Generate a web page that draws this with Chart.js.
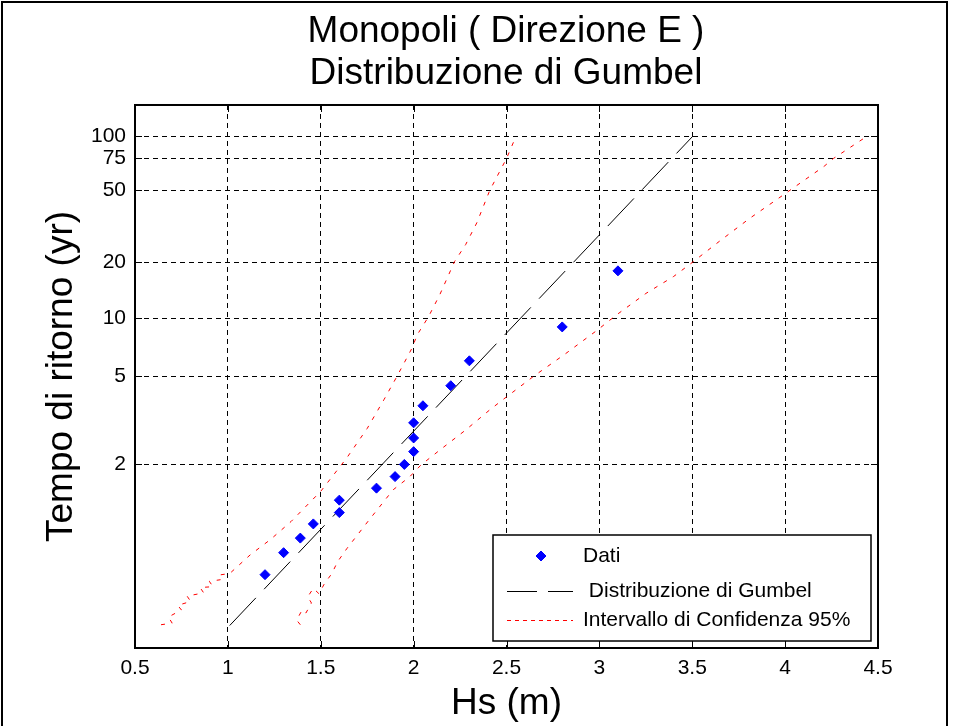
<!DOCTYPE html>
<html>
<head>
<meta charset="utf-8">
<script src="https://cdn.jsdelivr.net/npm/chart.js@4.4.0/dist/chart.umd.min.js"></script>
<style>
  html, body { margin: 0; padding: 0; background: #fff; }
  #wrap { width: 956px; height: 726px; }
</style>
</head>
<body>
<div id="wrap"><canvas id="chart" width="956" height="726"></canvas></div>
<script>
const FONT = '"Liberation Sans", Arial, Helvetica, sans-serif';

// asse x: Hs (m)
const xTicks = [0.5, 1, 1.5, 2, 2.5, 3, 3.5, 4, 4.5];
// asse y: tempi di ritorno (anni) della griglia
const yTickT = [2, 5, 10, 20, 50, 75, 100];
const yTickLabels = ['2', '5', '10', '20', '50', '75', '100'];

// dati osservati: Hs e tempo di ritorno
const hsDati = [1.2, 1.3, 1.39, 1.46, 1.6, 1.6, 1.8, 1.9, 1.95, 2.0, 2.0, 2.0, 2.05, 2.2, 2.3, 2.8, 3.1];
const tDati = [1.06, 1.13, 1.2, 1.29, 1.38, 1.5, 1.64, 1.8, 2, 2.25, 2.57, 3, 3.6, 4.5, 6, 9, 18];

// retta di Gumbel (in variabile ridotta)
const hsGumbel = [1.01, 3.5];
const yGumbel = [-1.71, 4.59];

// intervallo di confidenza 95% (in variabile ridotta)
const hsConfSup = [0.64, 0.70, 0.68, 0.75, 0.73, 0.80, 0.78, 0.87, 0.85, 0.92, 0.90, 0.96, 0.95, 1.01, 1.12, 1.23, 1.34, 1.50, 1.64, 1.75, 1.84, 1.91, 1.99, 2.02, 2.08, 2.14, 2.22, 2.28, 2.34, 2.41, 2.50, 2.55];
const yConfSup = [-1.70, -1.68, -1.60, -1.51, -1.45, -1.40, -1.33, -1.29, -1.22, -1.21, -1.14, -1.12, -1.06, -1.04, -0.80, -0.60, -0.37, 0.02, 0.45, 0.83, 1.20, 1.50, 1.86, 2.04, 2.27, 2.55, 2.98, 3.20, 3.48, 3.90, 4.31, 4.59];
const hsConfInf = [1.39, 1.37, 1.40, 1.42, 1.45, 1.43, 1.46, 1.49, 1.52, 1.56, 1.59, 1.64, 1.76, 1.89, 1.98, 2.04, 2.14, 2.28, 2.41, 2.48, 2.65, 2.81, 2.99, 3.09, 3.25, 3.40, 3.50, 3.65, 3.81, 3.99, 4.21, 4.26, 4.43];
const yConfInf = [-1.70, -1.64, -1.51, -1.55, -1.42, -1.34, -1.23, -1.30, -1.17, -1.04, -0.89, -0.72, -0.35, 0.04, 0.21, 0.36, 0.55, 0.81, 1.07, 1.20, 1.51, 1.78, 2.10, 2.29, 2.57, 2.79, 2.97, 3.25, 3.54, 3.84, 4.21, 4.31, 4.58];

// variabile ridotta di Gumbel per un tempo di ritorno T
const ridotta = (T) => -Math.log(-Math.log(1 - 1 / T));
const pts = (xs, ys) => xs.map((x, i) => ({ x: x, y: ys[i] }));

// cornice della figura, box degli assi con tacche interne e legenda
const cornice = {
  id: 'cornice',
  beforeDraw(chart) {
    const ctx = chart.ctx;
    ctx.save();
    ctx.fillStyle = '#fff';
    ctx.fillRect(0, 0, chart.width, chart.height);
    ctx.strokeStyle = '#000';
    ctx.lineWidth = 2;
    ctx.strokeRect(2, 2, 945, 780);
    ctx.restore();
  },
  afterDatasetsDraw(chart) {
    const ctx = chart.ctx;
    const a = chart.chartArea;
    const sx = chart.scales.x, sy = chart.scales.y;
    ctx.save();
    ctx.strokeStyle = '#000';
    ctx.setLineDash([]);
    ctx.lineWidth = 1;
    ctx.beginPath();
    sx.ticks.forEach(t => {
      const px = Math.round(sx.getPixelForValue(t.value)) + 0.5;
      ctx.moveTo(px, a.bottom); ctx.lineTo(px, a.bottom - 7);
      ctx.moveTo(px, a.top); ctx.lineTo(px, a.top + 7);
    });
    sy.ticks.forEach(t => {
      const py = Math.round(sy.getPixelForValue(t.value)) + 0.5;
      ctx.moveTo(a.left, py); ctx.lineTo(a.left + 7, py);
      ctx.moveTo(a.right, py); ctx.lineTo(a.right - 7, py);
    });
    ctx.stroke();
    ctx.lineWidth = 2;
    ctx.strokeRect(a.left, a.top, a.right - a.left, a.bottom - a.top);

    // legenda
    const lw = 378, lh = 106;
    const lx = a.right - 7 - lw, ly = a.bottom - 7 - lh;
    ctx.fillStyle = '#fff';
    ctx.fillRect(lx, ly, lw, lh);
    ctx.lineWidth = 1.5;
    ctx.strokeRect(lx, ly, lw, lh);
    const ds = chart.data.datasets;
    const rows = [21, 56, 85];
    ctx.font = '21px ' + FONT;
    ctx.textBaseline = 'middle';
    // Dati
    ctx.lineWidth = 1;
    ctx.fillStyle = ds[0].backgroundColor;
    ctx.strokeStyle = ds[0].borderColor;
    ctx.beginPath();
    ctx.moveTo(lx + 48, ly + rows[0] - 5); ctx.lineTo(lx + 53, ly + rows[0]);
    ctx.lineTo(lx + 48, ly + rows[0] + 5); ctx.lineTo(lx + 43, ly + rows[0]);
    ctx.closePath(); ctx.fill(); ctx.stroke();
    ctx.fillStyle = '#000';
    ctx.fillText(ds[0].label, lx + 90, ly + rows[0]);
    // Gumbel
    ctx.strokeStyle = ds[1].borderColor;
    ctx.setLineDash([30, 11]);
    ctx.beginPath();
    ctx.moveTo(lx + 14, ly + rows[1] + 0.5); ctx.lineTo(lx + 80, ly + rows[1] + 0.5);
    ctx.stroke();
    ctx.fillText(ds[1].label, lx + 90, ly + rows[1]);
    // Intervallo
    ctx.strokeStyle = ds[2].borderColor;
    ctx.setLineDash([4, 4]);
    ctx.beginPath();
    ctx.moveTo(lx + 14, ly + rows[2] + 0.5); ctx.lineTo(lx + 80, ly + rows[2] + 0.5);
    ctx.stroke();
    ctx.fillText(ds[2].label, lx + 90, ly + rows[2]);
    ctx.restore();
  }
};

new Chart(document.getElementById('chart'), {
  type: 'scatter',
  data: {
    datasets: [
      { label: 'Dati', data: pts(hsDati, tDati.map(ridotta)), pointStyle: 'rectRot', pointRadius: 5, pointHoverRadius: 5, backgroundColor: '#0000ff', borderColor: '#0000ff', borderWidth: 1 },
      { label: ' Distribuzione di Gumbel', data: pts(hsGumbel, yGumbel), showLine: true, borderColor: '#000', borderWidth: 1, borderDash: [38, 12], pointRadius: 0 },
      { label: 'Intervallo di Confidenza 95%', data: pts(hsConfSup, yConfSup), showLine: true, borderColor: '#ff0000', borderWidth: 1, borderDash: [4, 7], pointRadius: 0 },
      { label: 'Intervallo di Confidenza 95%', data: pts(hsConfInf, yConfInf), showLine: true, borderColor: '#ff0000', borderWidth: 1, borderDash: [4, 7], pointRadius: 0 }
    ]
  },
  options: {
    responsive: false,
    devicePixelRatio: 1,
    animation: false,
    // padding sinistro per centrare il titolo sull'area del grafico
    layout: { padding: { left: 56, right: 0, top: 0, bottom: 0 } },
    plugins: {
      legend: { display: false },
      tooltip: { enabled: false },
      title: {
        display: true,
        text: ['Monopoli ( Direzione E )', 'Distribuzione di Gumbel'],
        color: '#000',
        font: { family: FONT, size: 37, weight: 'normal', lineHeight: 1.135 },
        padding: { top: 11, bottom: 10 }
      }
    },
    scales: {
      x: {
        type: 'linear', min: 0.5, max: 4.5,
        afterBuildTicks: s => { s.ticks = xTicks.map(v => ({ value: v })); },
        afterFit: s => { s.height = 78; },
        ticks: { color: '#000', font: { family: FONT, size: 21 }, padding: 8, autoSkip: false, maxRotation: 0, callback: v => String(v) },
        grid: { color: '#000', lineWidth: 1, drawTicks: false },
        border: { display: false, dash: [5, 4] },
        title: { display: true, text: 'Hs (m)', color: '#000', font: { family: FONT, size: 37 }, padding: { top: 0, bottom: 0 } }
      },
      y: {
        type: 'linear', min: -2, max: 5,
        afterBuildTicks: s => { s.ticks = yTickT.map(t => ({ value: ridotta(t) })); },
        afterFit: s => { s.width = 79; },
        ticks: { color: '#000', font: { family: FONT, size: 21 }, padding: 9, autoSkip: false, callback: (v, i) => yTickLabels[i] },
        grid: { color: '#000', lineWidth: 1, drawTicks: false },
        border: { display: false, dash: [5, 4] },
        title: { display: true, text: 'Tempo di ritorno (yr)', color: '#000', font: { family: FONT, size: 37 }, padding: { top: -16, bottom: 0 } }
      },
      // asse destro vuoto: solo spazio a destra dell'area del grafico
      y2: {
        type: 'linear', position: 'right', min: -2, max: 5,
        afterFit: s => { s.width = 78; },
        ticks: { display: false },
        grid: { display: false },
        border: { display: false }
      }
    }
  },
  plugins: [cornice]
});
</script>
</body>
</html>
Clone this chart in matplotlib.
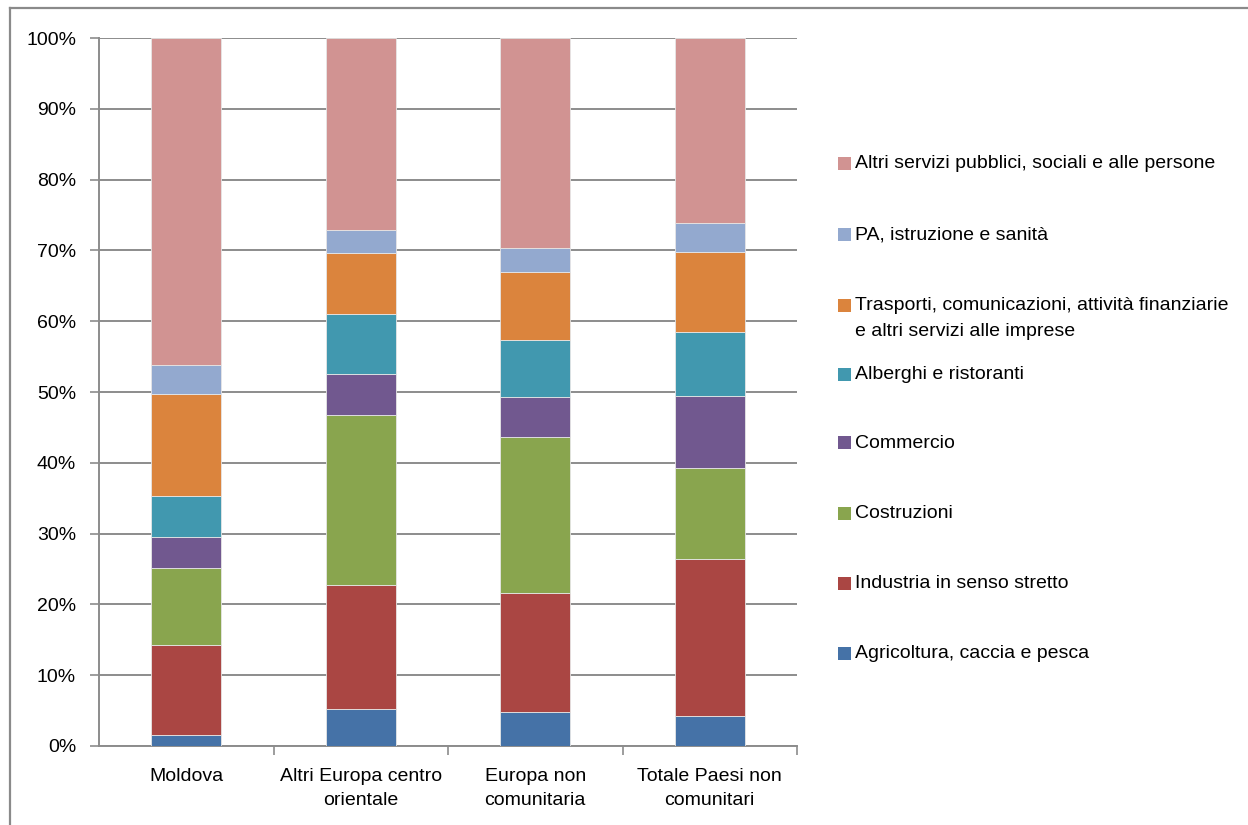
import matplotlib
matplotlib.use("Agg")
import matplotlib.pyplot as plt
from matplotlib.patches import Rectangle
from matplotlib.lines import Line2D
from matplotlib.ticker import PercentFormatter, FixedLocator
import numpy as np

plt.rcParams['font.family'] = ['Liberation Sans', 'DejaVu Sans']

categories = ["Moldova", "Altri Europa centro\norientale",
              "Europa non\ncomunitaria", "Totale Paesi non\ncomunitari"]

sectors = [
    "Agricoltura, caccia e pesca",
    "Industria in senso stretto",
    "Costruzioni",
    "Commercio",
    "Alberghi e ristoranti",
    "Trasporti, comunicazioni, attività finanziarie\ne altri servizi alle imprese",
    "PA, istruzione e sanità",
    "Altri servizi pubblici, sociali e alle persone",
]

agricoltura = [1.5, 5.2, 4.75, 4.2]
industria = [12.7, 17.5, 16.85, 22.2]
costruzioni = [10.9, 24.0, 22.1, 12.9]
commercio = [4.4, 5.9, 5.6, 10.2]
alberghi = [5.8, 8.4, 8.1, 9.0]
trasporti = [14.4, 8.6, 9.6, 11.3]
pa = [4.1, 3.3, 3.4, 4.0]
altri_servizi = [46.2, 27.1, 29.6, 26.2]

series = [agricoltura, industria, costruzioni, commercio,
          alberghi, trasporti, pa, altri_servizi]
colors = ["#4572A7", "#AA4643", "#89A54E", "#71588F",
          "#4198AF", "#DB843D", "#93A9CF", "#D19392"]

FS = 14

W, H = 1248, 825
fig = plt.figure(figsize=(W / 100, H / 100), dpi=100)
fig.patch.set_facecolor("white")

# outer chart frame (only left and top edges fall inside the canvas)
fig.add_artist(Line2D([10 / W, 10 / W], [0, 1 - 8 / H], color="#8a8a8a", lw=1.6,
                      transform=fig.transFigure))
fig.add_artist(Line2D([10 / W, 1], [1 - 8 / H, 1 - 8 / H], color="#8a8a8a", lw=1.6,
                      transform=fig.transFigure))

left, right, bottom, top = 99, 797, 746, 38
ax = fig.add_axes([left / W, 1 - bottom / H, (right - left) / W, (bottom - top) / H])

x = np.arange(len(categories))
base = np.zeros(len(categories))
for vals, col, name in zip(series, colors, sectors):
    v = np.array(vals) / 100.0
    ax.bar(x, v, bottom=base, width=0.4, color=col, edgecolor="#e6e6e6",
           linewidth=0.6, label=name, zorder=3)
    base += v

ax.set_xlim(-0.5, len(categories) - 0.5)
ax.set_ylim(0, 1)
ax.yaxis.set_major_locator(FixedLocator(np.linspace(0, 1, 11)))
ax.yaxis.set_major_formatter(PercentFormatter(1.0, decimals=0))
ax.grid(axis="y", color="#8c8c8c", linewidth=1.4, zorder=0)
ax.set_axisbelow(True)

for s in ["top", "right"]:
    ax.spines[s].set_visible(False)
for s in ["left", "bottom"]:
    ax.spines[s].set_color("#8c8c8c")
    ax.spines[s].set_linewidth(1.4)

ax.set_xticks(x)
ax.set_xticklabels(categories, fontsize=FS, linespacing=1.5)
ax.set_xticks(np.arange(len(categories)) + 0.5, minor=True)
ax.tick_params(axis="x", which="major", length=0, pad=16)
ax.tick_params(axis="x", which="minor", length=6.5, width=1.2, color="#8c8c8c")
ax.tick_params(axis="y", length=6.5, width=1.2, color="#8c8c8c", pad=10,
               labelsize=FS)

# legend drawn in pixel coordinates, top entry first
legend_rows = [163, 234, 305, 374, 443, 513, 583, 653]
for row, name, col in zip(legend_rows, reversed(sectors), reversed(colors)):
    fig.add_artist(Rectangle(((838) / W, 1 - (row + 6.5) / H), 13 / W, 13 / H,
                             facecolor=col, edgecolor="none",
                             transform=fig.transFigure))
    fig.text(855 / W, 1 - (row - 8) / H, name, fontsize=FS, va="top",
             ha="left", linespacing=1.7)

fig.savefig("out.png", dpi=100)
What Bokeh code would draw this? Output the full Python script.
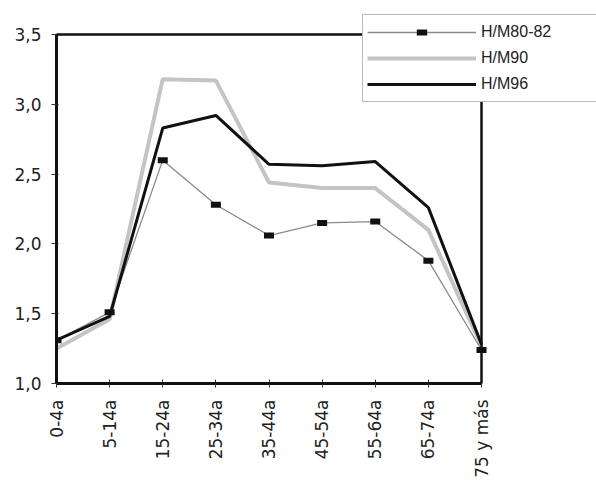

**********

[AIM OF THE EXERCISE]
Give again, exactly as written above, every line from the one holding "Clone this chart in matplotlib." to the one holding "plt.rcParams['font.family'] = ['Liberation", with both ends kept and the pictures left out.

[PROBLEM SOLUTION]
Clone this chart in matplotlib.
import matplotlib
matplotlib.use("Agg")
import matplotlib.pyplot as plt
from matplotlib.patches import Rectangle
from matplotlib.lines import Line2D
from matplotlib.ticker import PercentFormatter, FixedLocator
import numpy as np

plt.rcParams['font.family'] = ['Liberation Sans', 'DejaVu Sans']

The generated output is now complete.